Write out again, exactly as they appear, the lines from the line with "Give me the pgfplots source for this chart." through the line with "(11pt,502pt) -- (840pt,502pt);". Do not include any pictures.

Begin RECORDS FOR PROCESSING

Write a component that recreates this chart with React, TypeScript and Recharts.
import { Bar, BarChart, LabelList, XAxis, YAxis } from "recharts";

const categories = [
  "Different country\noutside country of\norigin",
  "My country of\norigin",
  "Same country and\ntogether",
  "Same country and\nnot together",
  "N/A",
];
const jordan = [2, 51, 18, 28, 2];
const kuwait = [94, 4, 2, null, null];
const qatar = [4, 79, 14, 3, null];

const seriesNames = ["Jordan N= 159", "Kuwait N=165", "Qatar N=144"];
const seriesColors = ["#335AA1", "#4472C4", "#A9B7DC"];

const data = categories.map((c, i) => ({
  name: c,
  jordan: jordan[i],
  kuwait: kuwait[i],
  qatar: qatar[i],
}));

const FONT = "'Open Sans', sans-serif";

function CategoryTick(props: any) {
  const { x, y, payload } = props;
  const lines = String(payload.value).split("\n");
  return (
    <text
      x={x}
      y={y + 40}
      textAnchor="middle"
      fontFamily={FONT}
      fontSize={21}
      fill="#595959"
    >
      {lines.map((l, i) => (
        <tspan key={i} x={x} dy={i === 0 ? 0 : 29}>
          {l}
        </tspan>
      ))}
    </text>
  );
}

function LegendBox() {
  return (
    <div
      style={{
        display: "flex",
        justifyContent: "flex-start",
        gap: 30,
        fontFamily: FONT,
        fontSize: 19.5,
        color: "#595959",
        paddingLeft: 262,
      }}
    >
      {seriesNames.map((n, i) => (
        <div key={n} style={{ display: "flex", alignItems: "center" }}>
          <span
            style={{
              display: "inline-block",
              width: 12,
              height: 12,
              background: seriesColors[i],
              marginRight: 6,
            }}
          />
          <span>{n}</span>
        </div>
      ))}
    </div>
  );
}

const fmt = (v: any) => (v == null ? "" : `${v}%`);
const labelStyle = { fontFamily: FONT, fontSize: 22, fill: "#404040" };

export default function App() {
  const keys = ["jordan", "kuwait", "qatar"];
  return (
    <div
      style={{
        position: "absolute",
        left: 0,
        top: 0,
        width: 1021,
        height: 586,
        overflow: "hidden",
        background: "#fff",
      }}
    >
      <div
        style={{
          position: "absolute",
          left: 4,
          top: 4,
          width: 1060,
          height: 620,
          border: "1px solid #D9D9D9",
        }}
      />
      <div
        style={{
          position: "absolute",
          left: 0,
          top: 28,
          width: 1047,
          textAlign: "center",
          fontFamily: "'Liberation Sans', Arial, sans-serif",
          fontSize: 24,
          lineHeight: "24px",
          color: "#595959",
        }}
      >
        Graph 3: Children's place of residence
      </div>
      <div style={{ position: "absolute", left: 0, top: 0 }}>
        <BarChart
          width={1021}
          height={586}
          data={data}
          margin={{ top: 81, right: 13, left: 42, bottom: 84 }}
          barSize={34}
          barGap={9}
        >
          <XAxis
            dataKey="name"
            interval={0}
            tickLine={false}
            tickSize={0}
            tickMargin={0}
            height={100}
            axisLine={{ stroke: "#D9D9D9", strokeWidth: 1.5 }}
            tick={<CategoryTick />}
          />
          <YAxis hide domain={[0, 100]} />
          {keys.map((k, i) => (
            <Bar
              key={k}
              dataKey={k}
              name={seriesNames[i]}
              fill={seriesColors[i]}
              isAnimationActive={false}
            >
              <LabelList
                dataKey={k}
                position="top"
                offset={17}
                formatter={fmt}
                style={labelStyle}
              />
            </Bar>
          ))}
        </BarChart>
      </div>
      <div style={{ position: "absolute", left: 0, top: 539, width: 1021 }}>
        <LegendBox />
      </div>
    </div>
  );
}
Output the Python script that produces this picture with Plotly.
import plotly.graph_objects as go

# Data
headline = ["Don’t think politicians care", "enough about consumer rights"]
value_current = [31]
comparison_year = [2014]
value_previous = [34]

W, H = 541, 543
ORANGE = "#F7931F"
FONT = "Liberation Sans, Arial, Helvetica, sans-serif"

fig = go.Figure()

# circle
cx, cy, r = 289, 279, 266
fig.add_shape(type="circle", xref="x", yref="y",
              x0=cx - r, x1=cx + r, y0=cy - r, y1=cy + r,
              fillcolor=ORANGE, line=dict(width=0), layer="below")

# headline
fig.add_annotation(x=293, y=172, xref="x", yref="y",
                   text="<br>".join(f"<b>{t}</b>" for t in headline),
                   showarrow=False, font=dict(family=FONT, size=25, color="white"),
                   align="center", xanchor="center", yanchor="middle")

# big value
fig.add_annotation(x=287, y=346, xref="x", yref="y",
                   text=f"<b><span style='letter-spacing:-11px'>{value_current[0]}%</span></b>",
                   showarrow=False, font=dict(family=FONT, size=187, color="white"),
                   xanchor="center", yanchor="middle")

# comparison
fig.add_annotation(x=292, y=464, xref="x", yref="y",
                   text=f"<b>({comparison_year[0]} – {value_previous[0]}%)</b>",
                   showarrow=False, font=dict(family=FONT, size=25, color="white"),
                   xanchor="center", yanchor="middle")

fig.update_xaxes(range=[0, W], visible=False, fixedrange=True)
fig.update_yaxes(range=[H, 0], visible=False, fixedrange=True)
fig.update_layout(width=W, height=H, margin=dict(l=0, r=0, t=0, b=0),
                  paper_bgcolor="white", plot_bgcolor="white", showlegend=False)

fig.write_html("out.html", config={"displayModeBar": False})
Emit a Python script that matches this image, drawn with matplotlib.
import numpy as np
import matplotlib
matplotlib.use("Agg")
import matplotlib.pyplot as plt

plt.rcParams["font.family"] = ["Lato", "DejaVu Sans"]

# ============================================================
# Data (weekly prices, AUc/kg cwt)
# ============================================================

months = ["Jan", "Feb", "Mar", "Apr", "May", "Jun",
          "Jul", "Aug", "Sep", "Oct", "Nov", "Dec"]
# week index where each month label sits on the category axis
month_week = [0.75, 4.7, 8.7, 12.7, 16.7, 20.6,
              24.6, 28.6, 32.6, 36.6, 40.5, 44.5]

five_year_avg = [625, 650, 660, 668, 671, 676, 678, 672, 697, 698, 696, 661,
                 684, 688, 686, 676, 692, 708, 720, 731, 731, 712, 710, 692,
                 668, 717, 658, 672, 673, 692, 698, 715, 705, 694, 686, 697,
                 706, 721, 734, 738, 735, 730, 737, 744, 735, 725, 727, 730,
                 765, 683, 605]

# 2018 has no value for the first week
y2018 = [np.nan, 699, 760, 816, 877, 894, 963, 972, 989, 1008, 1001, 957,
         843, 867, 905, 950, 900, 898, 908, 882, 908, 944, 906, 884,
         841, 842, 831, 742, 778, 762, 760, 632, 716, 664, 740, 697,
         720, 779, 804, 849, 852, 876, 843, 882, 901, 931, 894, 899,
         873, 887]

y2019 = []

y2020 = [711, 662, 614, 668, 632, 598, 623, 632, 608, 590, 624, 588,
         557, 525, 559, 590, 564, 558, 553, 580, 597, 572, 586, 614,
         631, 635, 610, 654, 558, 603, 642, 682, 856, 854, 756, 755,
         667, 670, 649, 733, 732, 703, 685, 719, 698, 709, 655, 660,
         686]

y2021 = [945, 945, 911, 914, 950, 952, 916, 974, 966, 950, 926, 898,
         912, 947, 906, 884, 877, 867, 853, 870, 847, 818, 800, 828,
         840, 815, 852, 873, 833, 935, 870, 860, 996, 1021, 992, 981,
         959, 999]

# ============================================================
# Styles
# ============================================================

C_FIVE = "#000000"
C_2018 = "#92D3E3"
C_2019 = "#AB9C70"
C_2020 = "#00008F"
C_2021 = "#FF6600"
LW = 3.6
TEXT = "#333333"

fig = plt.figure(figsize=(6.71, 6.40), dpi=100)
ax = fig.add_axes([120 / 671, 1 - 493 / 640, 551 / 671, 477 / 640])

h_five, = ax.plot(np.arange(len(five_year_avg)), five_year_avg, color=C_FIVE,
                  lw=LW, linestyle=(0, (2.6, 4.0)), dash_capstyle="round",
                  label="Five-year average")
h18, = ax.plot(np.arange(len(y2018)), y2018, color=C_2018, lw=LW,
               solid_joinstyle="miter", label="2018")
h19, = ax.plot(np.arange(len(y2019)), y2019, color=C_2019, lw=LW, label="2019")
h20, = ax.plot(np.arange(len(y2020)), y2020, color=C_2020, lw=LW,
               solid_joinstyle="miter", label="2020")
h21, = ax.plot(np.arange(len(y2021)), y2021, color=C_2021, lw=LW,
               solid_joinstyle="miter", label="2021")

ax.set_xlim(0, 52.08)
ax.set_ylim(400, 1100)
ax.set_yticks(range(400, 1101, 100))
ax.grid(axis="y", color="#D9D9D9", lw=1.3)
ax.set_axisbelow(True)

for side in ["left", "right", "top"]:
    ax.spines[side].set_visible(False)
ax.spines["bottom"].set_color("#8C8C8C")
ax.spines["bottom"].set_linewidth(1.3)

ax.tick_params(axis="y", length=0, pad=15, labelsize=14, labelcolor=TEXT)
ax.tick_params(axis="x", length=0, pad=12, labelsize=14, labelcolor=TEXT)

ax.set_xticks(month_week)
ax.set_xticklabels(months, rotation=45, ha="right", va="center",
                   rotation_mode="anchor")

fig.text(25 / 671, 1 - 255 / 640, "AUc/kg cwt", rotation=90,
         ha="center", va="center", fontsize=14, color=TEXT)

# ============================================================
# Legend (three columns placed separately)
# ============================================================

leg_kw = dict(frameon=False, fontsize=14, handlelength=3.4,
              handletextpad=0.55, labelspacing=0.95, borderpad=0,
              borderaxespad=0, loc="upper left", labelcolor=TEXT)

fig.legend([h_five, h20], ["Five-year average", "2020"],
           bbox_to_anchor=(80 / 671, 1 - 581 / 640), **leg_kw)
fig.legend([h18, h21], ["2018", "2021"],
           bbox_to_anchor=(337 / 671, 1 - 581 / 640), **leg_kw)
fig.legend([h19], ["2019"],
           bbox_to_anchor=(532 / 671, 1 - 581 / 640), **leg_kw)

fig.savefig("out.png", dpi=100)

End RECORDS FOR PROCESSING
Begin RECORDS FOR PROCESSING

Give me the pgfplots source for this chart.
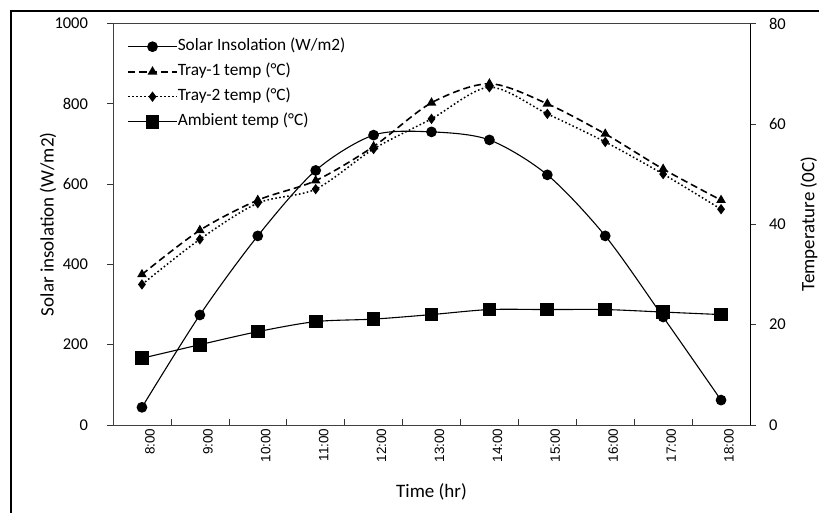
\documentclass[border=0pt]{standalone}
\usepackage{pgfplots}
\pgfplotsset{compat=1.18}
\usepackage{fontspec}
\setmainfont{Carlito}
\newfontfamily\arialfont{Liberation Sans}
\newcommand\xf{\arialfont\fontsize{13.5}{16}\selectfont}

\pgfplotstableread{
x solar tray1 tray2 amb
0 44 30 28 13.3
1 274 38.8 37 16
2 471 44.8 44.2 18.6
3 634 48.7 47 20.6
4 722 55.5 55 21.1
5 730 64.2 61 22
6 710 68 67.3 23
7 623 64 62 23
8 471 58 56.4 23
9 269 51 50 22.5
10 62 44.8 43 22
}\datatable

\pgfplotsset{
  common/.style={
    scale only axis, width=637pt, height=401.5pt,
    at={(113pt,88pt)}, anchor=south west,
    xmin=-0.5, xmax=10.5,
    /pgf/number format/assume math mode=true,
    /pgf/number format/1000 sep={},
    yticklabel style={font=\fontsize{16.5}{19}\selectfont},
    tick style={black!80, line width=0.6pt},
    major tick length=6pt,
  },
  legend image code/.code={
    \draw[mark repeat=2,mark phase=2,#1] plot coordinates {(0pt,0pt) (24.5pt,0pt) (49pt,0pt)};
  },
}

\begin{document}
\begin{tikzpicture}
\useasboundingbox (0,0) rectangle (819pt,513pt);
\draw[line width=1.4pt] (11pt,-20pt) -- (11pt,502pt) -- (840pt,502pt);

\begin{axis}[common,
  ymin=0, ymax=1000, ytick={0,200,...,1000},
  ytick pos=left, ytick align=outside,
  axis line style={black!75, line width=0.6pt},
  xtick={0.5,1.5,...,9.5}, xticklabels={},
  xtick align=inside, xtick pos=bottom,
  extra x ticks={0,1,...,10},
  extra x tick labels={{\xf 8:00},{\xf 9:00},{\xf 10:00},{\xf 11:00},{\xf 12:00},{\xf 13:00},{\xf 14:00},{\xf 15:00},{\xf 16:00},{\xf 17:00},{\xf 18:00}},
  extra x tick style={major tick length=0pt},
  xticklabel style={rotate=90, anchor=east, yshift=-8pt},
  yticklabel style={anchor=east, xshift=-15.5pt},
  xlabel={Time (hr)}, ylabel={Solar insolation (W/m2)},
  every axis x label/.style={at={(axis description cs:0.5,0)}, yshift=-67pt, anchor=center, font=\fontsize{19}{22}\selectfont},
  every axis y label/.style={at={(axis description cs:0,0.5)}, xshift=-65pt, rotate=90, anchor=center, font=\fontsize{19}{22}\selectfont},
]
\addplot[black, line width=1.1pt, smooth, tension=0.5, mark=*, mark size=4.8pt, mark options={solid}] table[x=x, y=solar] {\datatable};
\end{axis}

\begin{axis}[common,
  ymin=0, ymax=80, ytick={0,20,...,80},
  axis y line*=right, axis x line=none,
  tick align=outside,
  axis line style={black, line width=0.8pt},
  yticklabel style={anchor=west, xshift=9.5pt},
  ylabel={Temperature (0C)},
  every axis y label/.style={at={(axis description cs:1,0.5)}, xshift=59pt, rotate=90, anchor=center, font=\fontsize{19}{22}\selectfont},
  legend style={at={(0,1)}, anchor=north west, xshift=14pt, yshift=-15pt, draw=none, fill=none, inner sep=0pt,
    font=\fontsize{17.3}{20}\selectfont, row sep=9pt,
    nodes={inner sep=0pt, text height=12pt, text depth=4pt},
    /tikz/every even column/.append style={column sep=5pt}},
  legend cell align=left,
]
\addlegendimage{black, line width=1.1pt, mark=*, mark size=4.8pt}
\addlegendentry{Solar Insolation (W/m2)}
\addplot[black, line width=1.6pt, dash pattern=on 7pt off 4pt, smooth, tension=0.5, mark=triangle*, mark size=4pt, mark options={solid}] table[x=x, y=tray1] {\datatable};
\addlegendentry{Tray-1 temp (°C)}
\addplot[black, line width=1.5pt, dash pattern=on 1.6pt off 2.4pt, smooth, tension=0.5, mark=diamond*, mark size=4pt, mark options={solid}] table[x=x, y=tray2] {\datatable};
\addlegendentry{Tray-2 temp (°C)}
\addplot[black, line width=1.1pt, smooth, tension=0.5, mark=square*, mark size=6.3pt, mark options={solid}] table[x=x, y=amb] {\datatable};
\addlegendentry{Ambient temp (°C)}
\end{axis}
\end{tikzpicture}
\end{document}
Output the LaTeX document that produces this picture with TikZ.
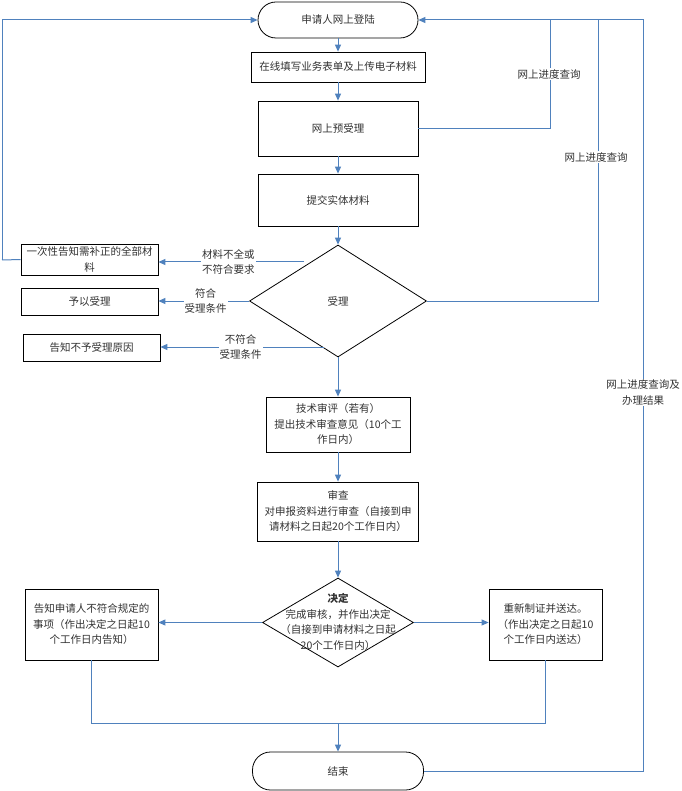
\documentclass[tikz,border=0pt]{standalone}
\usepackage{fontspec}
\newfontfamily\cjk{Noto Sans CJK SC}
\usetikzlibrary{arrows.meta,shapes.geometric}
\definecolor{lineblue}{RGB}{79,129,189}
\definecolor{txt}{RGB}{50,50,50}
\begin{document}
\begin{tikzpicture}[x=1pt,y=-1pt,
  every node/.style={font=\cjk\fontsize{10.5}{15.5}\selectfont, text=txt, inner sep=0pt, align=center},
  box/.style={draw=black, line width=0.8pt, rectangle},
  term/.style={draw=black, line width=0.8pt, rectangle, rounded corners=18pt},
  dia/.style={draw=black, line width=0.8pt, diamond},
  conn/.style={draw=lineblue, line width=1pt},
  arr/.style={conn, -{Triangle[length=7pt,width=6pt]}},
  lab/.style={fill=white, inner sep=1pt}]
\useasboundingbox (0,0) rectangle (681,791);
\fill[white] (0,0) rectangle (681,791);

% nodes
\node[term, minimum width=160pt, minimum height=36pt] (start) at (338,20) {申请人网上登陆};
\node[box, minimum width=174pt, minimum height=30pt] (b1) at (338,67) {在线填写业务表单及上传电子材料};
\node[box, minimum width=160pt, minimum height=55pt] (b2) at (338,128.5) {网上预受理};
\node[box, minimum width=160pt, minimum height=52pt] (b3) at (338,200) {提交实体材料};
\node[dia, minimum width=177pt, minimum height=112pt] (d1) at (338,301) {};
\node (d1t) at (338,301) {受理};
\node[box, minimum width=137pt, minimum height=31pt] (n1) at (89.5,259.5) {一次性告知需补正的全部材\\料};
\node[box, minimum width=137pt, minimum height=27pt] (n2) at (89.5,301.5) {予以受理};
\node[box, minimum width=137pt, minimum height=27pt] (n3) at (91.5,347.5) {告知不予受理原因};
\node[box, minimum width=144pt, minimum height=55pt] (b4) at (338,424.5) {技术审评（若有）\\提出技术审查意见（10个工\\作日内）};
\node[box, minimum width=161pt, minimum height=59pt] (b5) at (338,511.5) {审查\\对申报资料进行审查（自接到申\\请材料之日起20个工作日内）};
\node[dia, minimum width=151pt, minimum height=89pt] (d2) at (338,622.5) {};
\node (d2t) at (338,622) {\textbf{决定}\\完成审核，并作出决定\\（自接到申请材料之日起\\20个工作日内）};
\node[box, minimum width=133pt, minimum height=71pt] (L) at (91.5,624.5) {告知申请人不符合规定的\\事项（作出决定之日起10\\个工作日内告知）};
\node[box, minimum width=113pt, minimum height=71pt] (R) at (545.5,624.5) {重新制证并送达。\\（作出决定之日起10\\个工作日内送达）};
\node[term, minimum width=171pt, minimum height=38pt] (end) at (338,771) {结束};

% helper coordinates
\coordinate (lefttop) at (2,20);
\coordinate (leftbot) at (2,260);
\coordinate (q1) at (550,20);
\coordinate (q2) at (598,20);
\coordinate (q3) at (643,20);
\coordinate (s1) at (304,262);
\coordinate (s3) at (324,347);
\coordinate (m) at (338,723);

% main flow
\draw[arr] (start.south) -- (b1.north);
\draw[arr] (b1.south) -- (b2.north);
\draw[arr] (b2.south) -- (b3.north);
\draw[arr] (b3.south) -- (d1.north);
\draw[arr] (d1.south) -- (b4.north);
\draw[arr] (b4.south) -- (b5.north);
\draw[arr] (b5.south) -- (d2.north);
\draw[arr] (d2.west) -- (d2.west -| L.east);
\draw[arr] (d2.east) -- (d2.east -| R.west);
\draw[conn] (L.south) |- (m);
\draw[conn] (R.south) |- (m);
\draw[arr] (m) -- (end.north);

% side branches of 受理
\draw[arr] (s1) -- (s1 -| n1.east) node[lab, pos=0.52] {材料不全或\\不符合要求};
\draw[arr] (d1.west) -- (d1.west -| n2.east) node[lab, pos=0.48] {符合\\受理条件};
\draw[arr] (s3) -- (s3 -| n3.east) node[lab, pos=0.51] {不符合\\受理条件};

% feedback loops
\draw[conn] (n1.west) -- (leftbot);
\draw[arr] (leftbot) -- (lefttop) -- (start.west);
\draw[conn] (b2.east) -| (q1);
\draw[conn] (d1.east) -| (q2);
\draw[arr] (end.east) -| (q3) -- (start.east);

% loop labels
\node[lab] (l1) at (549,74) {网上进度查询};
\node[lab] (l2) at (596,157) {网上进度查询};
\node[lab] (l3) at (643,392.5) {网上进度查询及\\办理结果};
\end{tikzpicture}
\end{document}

End RECORDS FOR PROCESSING

FULL SOLUTION:
Give me the pgfplots source for this chart.
\documentclass[border=0pt]{standalone}
\usepackage{pgfplots}
\pgfplotsset{compat=1.18}
\usepackage{fontspec}
\setmainfont{Carlito}
\newfontfamily\arialfont{Liberation Sans}
\newcommand\xf{\arialfont\fontsize{13.5}{16}\selectfont}

\pgfplotstableread{
x solar tray1 tray2 amb
0 44 30 28 13.3
1 274 38.8 37 16
2 471 44.8 44.2 18.6
3 634 48.7 47 20.6
4 722 55.5 55 21.1
5 730 64.2 61 22
6 710 68 67.3 23
7 623 64 62 23
8 471 58 56.4 23
9 269 51 50 22.5
10 62 44.8 43 22
}\datatable

\pgfplotsset{
  common/.style={
    scale only axis, width=637pt, height=401.5pt,
    at={(113pt,88pt)}, anchor=south west,
    xmin=-0.5, xmax=10.5,
    /pgf/number format/assume math mode=true,
    /pgf/number format/1000 sep={},
    yticklabel style={font=\fontsize{16.5}{19}\selectfont},
    tick style={black!80, line width=0.6pt},
    major tick length=6pt,
  },
  legend image code/.code={
    \draw[mark repeat=2,mark phase=2,#1] plot coordinates {(0pt,0pt) (24.5pt,0pt) (49pt,0pt)};
  },
}

\begin{document}
\begin{tikzpicture}
\useasboundingbox (0,0) rectangle (819pt,513pt);
\draw[line width=1.4pt] (11pt,-20pt) -- (11pt,502pt) -- (840pt,502pt);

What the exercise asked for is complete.